**GIVEN DATA:**

============

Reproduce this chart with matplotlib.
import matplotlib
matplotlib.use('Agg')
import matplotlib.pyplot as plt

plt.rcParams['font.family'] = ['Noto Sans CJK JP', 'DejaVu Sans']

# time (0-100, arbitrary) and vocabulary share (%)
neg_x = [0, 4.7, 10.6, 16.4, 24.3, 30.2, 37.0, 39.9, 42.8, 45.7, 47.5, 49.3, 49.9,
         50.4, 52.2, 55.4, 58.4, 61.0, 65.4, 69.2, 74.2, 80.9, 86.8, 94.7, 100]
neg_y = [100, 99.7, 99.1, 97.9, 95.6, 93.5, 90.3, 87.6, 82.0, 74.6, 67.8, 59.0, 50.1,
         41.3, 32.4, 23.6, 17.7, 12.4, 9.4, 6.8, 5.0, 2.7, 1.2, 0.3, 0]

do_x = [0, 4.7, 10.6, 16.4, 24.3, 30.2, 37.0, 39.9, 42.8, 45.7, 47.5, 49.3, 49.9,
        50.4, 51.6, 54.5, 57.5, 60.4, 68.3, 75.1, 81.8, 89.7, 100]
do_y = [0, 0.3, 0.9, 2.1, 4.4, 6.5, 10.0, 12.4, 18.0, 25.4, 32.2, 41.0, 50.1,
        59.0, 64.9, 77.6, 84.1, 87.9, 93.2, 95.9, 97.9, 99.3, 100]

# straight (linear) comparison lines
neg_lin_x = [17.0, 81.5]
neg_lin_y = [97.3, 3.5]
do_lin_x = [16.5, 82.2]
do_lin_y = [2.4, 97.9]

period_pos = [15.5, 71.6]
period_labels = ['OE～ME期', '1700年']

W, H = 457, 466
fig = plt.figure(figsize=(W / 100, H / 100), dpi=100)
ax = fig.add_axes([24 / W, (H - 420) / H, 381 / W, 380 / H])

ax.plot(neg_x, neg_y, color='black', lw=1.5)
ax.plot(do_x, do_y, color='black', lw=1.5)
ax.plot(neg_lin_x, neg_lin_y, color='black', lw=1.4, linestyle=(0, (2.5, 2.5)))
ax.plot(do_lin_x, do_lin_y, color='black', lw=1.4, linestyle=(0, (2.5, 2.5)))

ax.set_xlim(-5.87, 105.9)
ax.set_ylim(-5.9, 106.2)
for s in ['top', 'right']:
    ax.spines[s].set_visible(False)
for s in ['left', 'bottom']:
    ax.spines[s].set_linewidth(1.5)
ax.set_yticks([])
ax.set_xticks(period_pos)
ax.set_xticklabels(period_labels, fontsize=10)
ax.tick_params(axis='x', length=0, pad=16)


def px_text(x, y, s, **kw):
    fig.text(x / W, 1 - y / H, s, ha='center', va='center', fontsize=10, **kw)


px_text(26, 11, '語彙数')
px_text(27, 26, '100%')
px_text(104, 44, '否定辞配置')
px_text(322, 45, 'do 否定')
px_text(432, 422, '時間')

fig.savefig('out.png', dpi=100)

============

**WHAT THE TASK ASKS:**
Scan the material for lines with the word "matplotlib", and copy each line you find.

**THE ANSWER:**
Reproduce this chart with matplotlib.
import matplotlib
matplotlib.use('Agg')
import matplotlib.pyplot as plt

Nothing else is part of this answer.